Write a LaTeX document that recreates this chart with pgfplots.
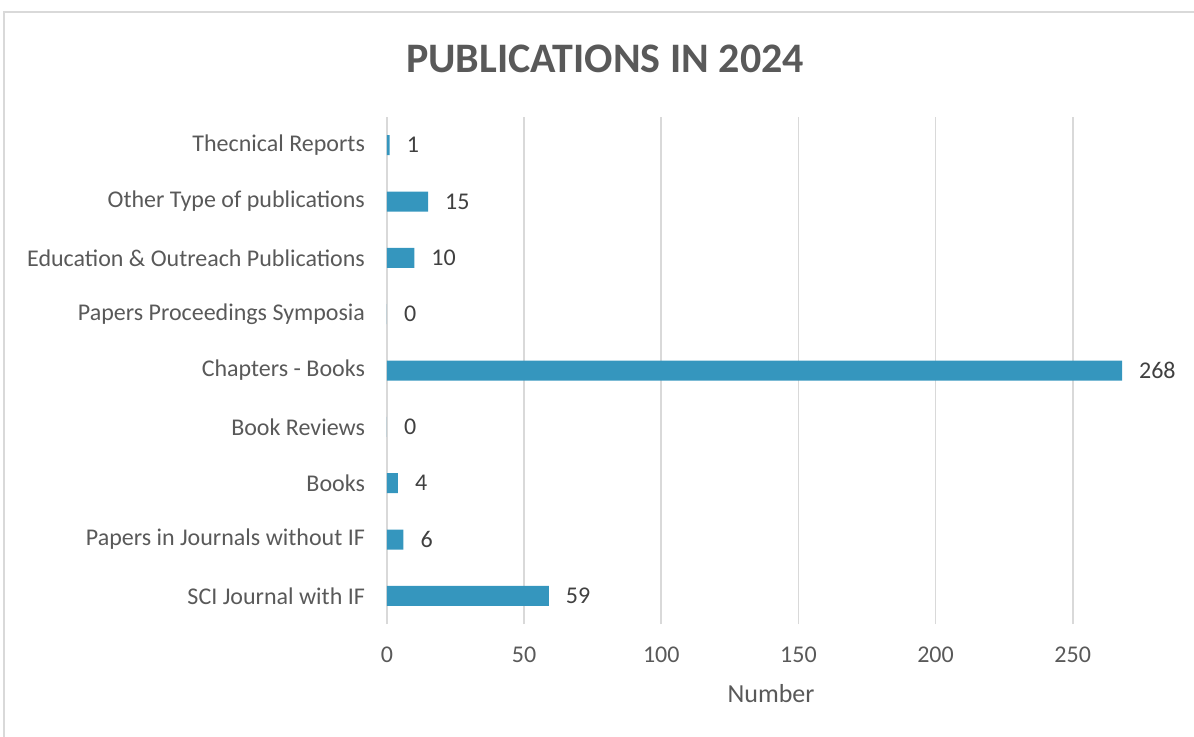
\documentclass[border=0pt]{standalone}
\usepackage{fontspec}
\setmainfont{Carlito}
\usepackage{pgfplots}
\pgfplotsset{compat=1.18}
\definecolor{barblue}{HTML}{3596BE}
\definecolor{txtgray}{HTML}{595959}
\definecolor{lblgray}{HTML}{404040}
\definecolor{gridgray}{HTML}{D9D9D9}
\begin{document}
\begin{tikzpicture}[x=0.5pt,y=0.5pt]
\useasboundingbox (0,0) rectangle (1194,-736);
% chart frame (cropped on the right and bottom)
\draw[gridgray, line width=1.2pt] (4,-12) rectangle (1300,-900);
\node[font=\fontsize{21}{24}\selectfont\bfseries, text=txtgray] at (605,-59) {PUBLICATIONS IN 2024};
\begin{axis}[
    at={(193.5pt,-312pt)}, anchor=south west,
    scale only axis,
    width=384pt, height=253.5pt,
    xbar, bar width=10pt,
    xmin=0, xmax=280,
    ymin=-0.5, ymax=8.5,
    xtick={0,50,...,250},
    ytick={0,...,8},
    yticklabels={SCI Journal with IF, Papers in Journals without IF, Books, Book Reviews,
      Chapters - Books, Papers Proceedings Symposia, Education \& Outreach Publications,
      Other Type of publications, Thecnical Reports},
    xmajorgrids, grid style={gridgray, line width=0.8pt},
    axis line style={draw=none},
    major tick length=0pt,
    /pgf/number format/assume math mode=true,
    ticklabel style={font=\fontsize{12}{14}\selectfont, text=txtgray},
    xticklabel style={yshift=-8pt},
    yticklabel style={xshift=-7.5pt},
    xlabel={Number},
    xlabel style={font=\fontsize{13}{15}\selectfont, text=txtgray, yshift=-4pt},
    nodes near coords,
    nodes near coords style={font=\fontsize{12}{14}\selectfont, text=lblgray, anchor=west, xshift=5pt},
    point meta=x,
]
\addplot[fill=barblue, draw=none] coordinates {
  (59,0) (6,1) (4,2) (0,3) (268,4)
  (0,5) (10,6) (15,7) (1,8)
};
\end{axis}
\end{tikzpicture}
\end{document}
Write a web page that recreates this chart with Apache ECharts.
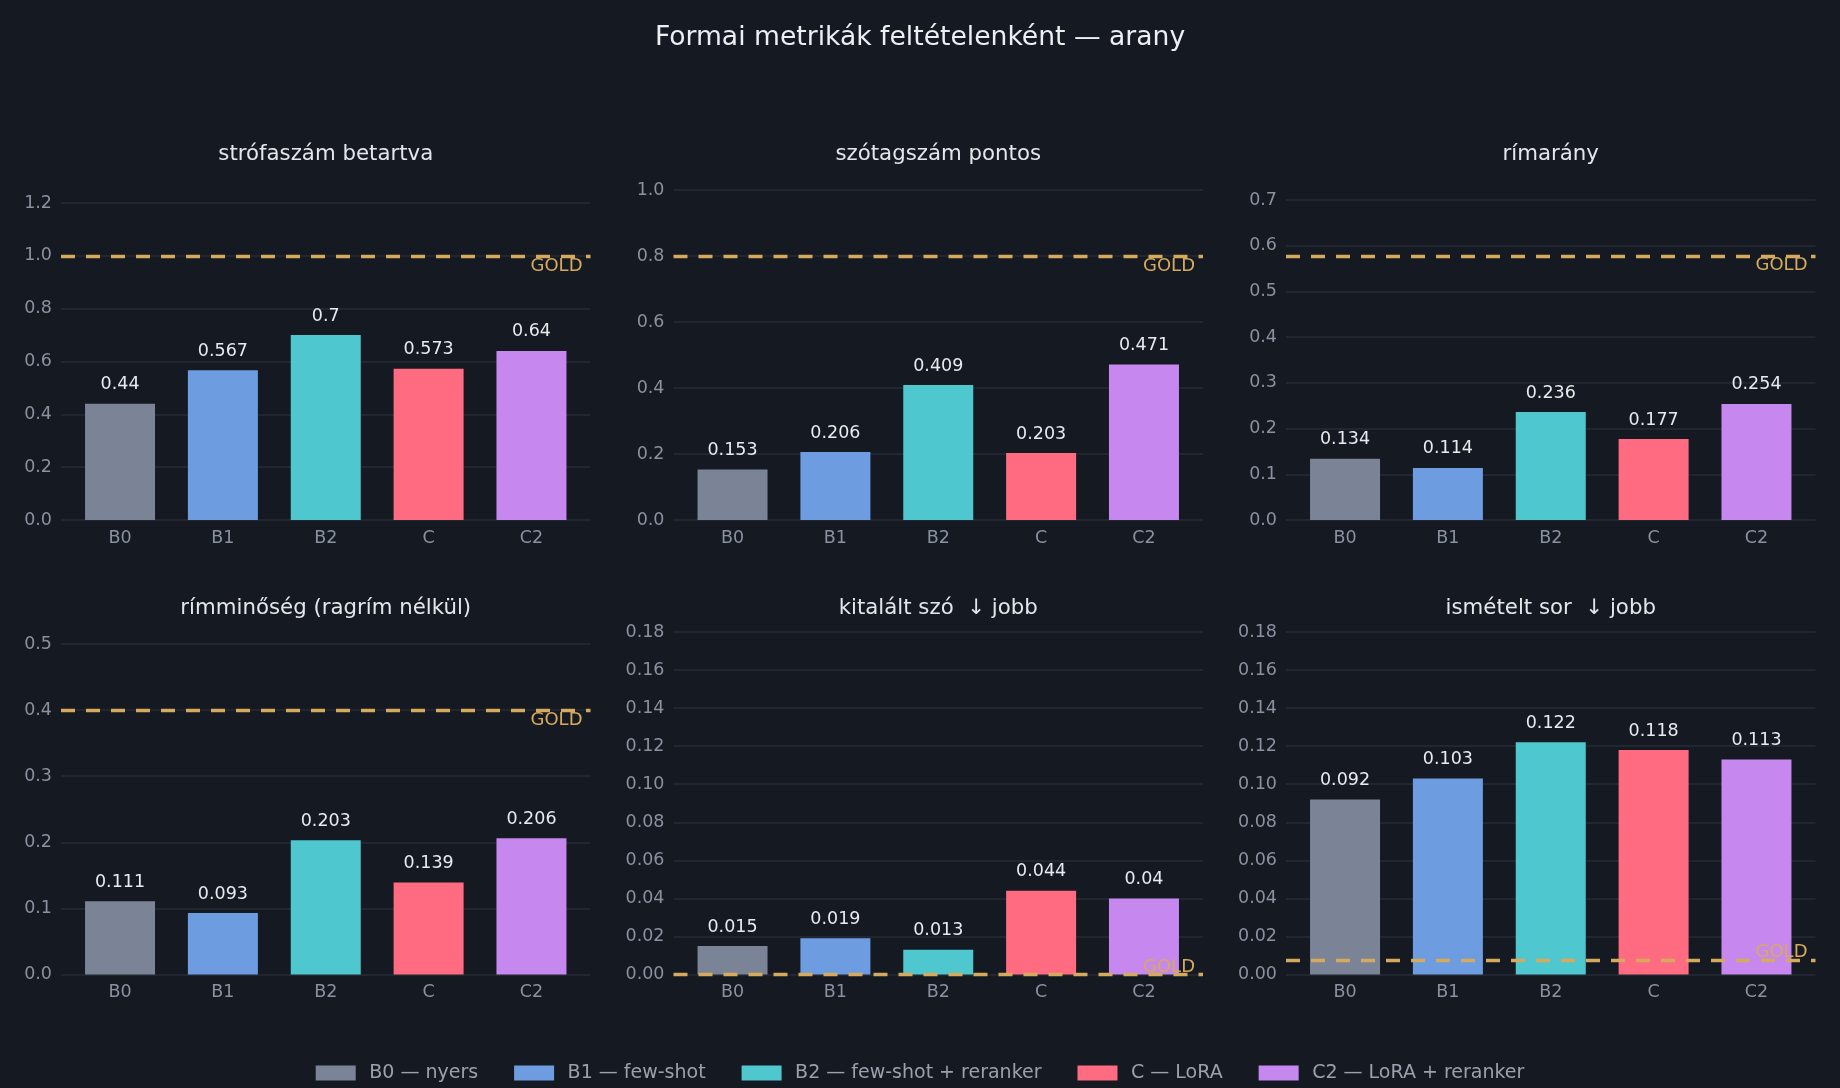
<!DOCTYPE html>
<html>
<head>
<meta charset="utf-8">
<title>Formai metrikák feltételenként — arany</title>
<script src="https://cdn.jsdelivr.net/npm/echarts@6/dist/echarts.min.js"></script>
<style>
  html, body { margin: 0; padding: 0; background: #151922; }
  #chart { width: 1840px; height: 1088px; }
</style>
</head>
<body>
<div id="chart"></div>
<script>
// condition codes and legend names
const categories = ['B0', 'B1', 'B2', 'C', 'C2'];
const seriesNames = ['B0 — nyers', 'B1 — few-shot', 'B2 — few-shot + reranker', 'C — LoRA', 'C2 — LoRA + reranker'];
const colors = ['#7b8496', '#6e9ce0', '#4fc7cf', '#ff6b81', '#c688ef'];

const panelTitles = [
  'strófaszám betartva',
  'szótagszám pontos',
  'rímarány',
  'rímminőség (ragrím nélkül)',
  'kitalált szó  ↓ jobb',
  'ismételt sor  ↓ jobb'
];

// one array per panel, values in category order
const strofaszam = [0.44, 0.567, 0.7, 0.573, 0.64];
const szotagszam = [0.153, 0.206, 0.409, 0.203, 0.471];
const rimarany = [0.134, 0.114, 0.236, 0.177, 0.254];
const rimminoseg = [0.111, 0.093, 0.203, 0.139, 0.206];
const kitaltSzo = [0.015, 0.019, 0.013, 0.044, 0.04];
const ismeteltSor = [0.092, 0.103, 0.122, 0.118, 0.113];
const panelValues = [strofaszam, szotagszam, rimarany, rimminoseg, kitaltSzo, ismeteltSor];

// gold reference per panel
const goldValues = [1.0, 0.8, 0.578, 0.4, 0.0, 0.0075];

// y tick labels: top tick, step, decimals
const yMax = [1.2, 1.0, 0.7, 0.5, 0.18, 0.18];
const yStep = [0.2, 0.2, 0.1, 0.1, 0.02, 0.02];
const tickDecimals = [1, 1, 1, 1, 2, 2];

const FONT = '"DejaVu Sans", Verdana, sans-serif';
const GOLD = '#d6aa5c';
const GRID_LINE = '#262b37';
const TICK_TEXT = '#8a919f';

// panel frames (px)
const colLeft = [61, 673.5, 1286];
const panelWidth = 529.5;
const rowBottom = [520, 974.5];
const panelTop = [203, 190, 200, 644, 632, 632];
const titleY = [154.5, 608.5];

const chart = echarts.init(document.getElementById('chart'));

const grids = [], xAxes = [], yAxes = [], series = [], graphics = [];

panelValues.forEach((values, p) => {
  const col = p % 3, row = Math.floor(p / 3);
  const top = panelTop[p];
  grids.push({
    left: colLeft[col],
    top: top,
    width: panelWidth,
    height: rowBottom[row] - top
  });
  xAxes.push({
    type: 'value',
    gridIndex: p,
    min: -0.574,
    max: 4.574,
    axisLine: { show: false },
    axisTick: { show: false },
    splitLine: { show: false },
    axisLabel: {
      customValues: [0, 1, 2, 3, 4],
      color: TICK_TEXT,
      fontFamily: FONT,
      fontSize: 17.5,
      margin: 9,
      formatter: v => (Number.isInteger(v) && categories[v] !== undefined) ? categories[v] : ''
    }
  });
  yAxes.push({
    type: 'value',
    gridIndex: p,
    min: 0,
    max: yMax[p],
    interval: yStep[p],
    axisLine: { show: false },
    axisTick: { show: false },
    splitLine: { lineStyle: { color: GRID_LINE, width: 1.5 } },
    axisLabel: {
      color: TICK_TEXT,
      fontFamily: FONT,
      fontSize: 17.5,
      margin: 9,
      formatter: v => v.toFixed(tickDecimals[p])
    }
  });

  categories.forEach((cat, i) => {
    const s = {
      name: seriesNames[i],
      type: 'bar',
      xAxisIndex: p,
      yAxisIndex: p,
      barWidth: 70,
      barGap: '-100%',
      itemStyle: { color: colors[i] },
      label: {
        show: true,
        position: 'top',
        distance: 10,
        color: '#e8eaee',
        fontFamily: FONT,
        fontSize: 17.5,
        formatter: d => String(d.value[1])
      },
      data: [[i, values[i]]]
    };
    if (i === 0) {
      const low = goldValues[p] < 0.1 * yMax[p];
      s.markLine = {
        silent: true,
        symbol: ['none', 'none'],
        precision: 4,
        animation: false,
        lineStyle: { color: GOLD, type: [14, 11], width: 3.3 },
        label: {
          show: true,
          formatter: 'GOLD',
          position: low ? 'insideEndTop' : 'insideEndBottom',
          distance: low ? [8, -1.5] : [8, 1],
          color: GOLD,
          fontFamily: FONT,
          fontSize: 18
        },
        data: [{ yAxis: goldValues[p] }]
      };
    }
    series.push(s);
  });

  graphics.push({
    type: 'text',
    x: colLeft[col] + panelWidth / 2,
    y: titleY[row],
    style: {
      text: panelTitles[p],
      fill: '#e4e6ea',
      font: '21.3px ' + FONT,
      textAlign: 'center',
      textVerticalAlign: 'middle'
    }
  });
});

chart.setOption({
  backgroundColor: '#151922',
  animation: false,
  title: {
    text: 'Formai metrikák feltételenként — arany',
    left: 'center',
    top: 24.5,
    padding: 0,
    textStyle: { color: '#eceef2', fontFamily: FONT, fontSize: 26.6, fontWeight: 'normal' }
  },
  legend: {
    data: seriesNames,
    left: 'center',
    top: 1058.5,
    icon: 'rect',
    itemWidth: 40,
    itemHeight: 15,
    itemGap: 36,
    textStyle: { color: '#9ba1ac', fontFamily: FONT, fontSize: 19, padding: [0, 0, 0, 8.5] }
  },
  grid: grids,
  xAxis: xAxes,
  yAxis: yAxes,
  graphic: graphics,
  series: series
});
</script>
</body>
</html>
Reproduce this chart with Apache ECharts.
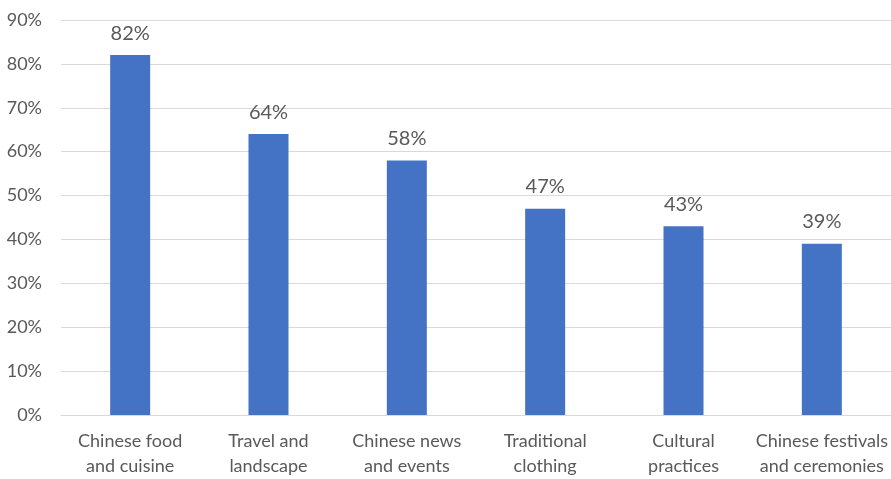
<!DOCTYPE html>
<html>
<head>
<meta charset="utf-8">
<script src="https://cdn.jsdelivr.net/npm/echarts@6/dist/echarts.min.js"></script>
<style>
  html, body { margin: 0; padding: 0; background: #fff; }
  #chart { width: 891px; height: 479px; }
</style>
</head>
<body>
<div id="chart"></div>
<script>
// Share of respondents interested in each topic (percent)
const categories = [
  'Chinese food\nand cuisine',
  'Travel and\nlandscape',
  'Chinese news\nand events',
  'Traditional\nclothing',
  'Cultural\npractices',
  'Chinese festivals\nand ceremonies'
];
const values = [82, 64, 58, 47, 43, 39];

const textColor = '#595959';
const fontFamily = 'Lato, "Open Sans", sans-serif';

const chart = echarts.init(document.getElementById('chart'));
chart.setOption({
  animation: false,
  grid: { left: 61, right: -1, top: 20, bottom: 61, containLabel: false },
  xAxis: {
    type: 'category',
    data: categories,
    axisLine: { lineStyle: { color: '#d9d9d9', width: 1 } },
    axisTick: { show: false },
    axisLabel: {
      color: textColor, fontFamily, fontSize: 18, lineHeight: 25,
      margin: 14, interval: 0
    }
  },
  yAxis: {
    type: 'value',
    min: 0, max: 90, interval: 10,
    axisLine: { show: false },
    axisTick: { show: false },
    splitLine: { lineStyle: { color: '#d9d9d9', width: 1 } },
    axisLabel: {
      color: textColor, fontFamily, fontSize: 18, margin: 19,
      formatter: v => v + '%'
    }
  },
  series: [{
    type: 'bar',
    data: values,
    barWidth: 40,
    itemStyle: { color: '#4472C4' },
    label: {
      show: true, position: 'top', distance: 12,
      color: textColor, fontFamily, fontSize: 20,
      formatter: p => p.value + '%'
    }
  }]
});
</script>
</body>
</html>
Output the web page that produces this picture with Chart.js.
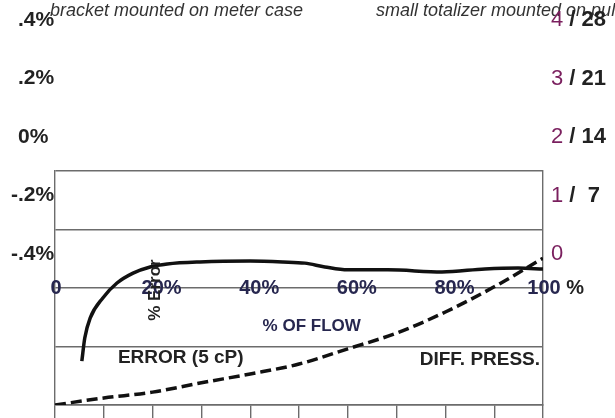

▶ **EXERCISE DIRECTIONS**
Only the lines from the one containing "Write a web" down to the one containing "const TICK_TEXT = '#8a919f';" should be copied, exactly and with both ends kept. Drop the pictures.

▶ **COMPLETED EXERCISE**
Write a web page that recreates this chart with Apache ECharts.
<!DOCTYPE html>
<html>
<head>
<meta charset="utf-8">
<title>Formai metrikák feltételenként — arany</title>
<script src="https://cdn.jsdelivr.net/npm/echarts@6/dist/echarts.min.js"></script>
<style>
  html, body { margin: 0; padding: 0; background: #151922; }
  #chart { width: 1840px; height: 1088px; }
</style>
</head>
<body>
<div id="chart"></div>
<script>
// condition codes and legend names
const categories = ['B0', 'B1', 'B2', 'C', 'C2'];
const seriesNames = ['B0 — nyers', 'B1 — few-shot', 'B2 — few-shot + reranker', 'C — LoRA', 'C2 — LoRA + reranker'];
const colors = ['#7b8496', '#6e9ce0', '#4fc7cf', '#ff6b81', '#c688ef'];

const panelTitles = [
  'strófaszám betartva',
  'szótagszám pontos',
  'rímarány',
  'rímminőség (ragrím nélkül)',
  'kitalált szó  ↓ jobb',
  'ismételt sor  ↓ jobb'
];

// one array per panel, values in category order
const strofaszam = [0.44, 0.567, 0.7, 0.573, 0.64];
const szotagszam = [0.153, 0.206, 0.409, 0.203, 0.471];
const rimarany = [0.134, 0.114, 0.236, 0.177, 0.254];
const rimminoseg = [0.111, 0.093, 0.203, 0.139, 0.206];
const kitaltSzo = [0.015, 0.019, 0.013, 0.044, 0.04];
const ismeteltSor = [0.092, 0.103, 0.122, 0.118, 0.113];
const panelValues = [strofaszam, szotagszam, rimarany, rimminoseg, kitaltSzo, ismeteltSor];

// gold reference per panel
const goldValues = [1.0, 0.8, 0.578, 0.4, 0.0, 0.0075];

// y tick labels: top tick, step, decimals
const yMax = [1.2, 1.0, 0.7, 0.5, 0.18, 0.18];
const yStep = [0.2, 0.2, 0.1, 0.1, 0.02, 0.02];
const tickDecimals = [1, 1, 1, 1, 2, 2];

const FONT = '"DejaVu Sans", Verdana, sans-serif';
const GOLD = '#d6aa5c';
const GRID_LINE = '#262b37';
const TICK_TEXT = '#8a919f';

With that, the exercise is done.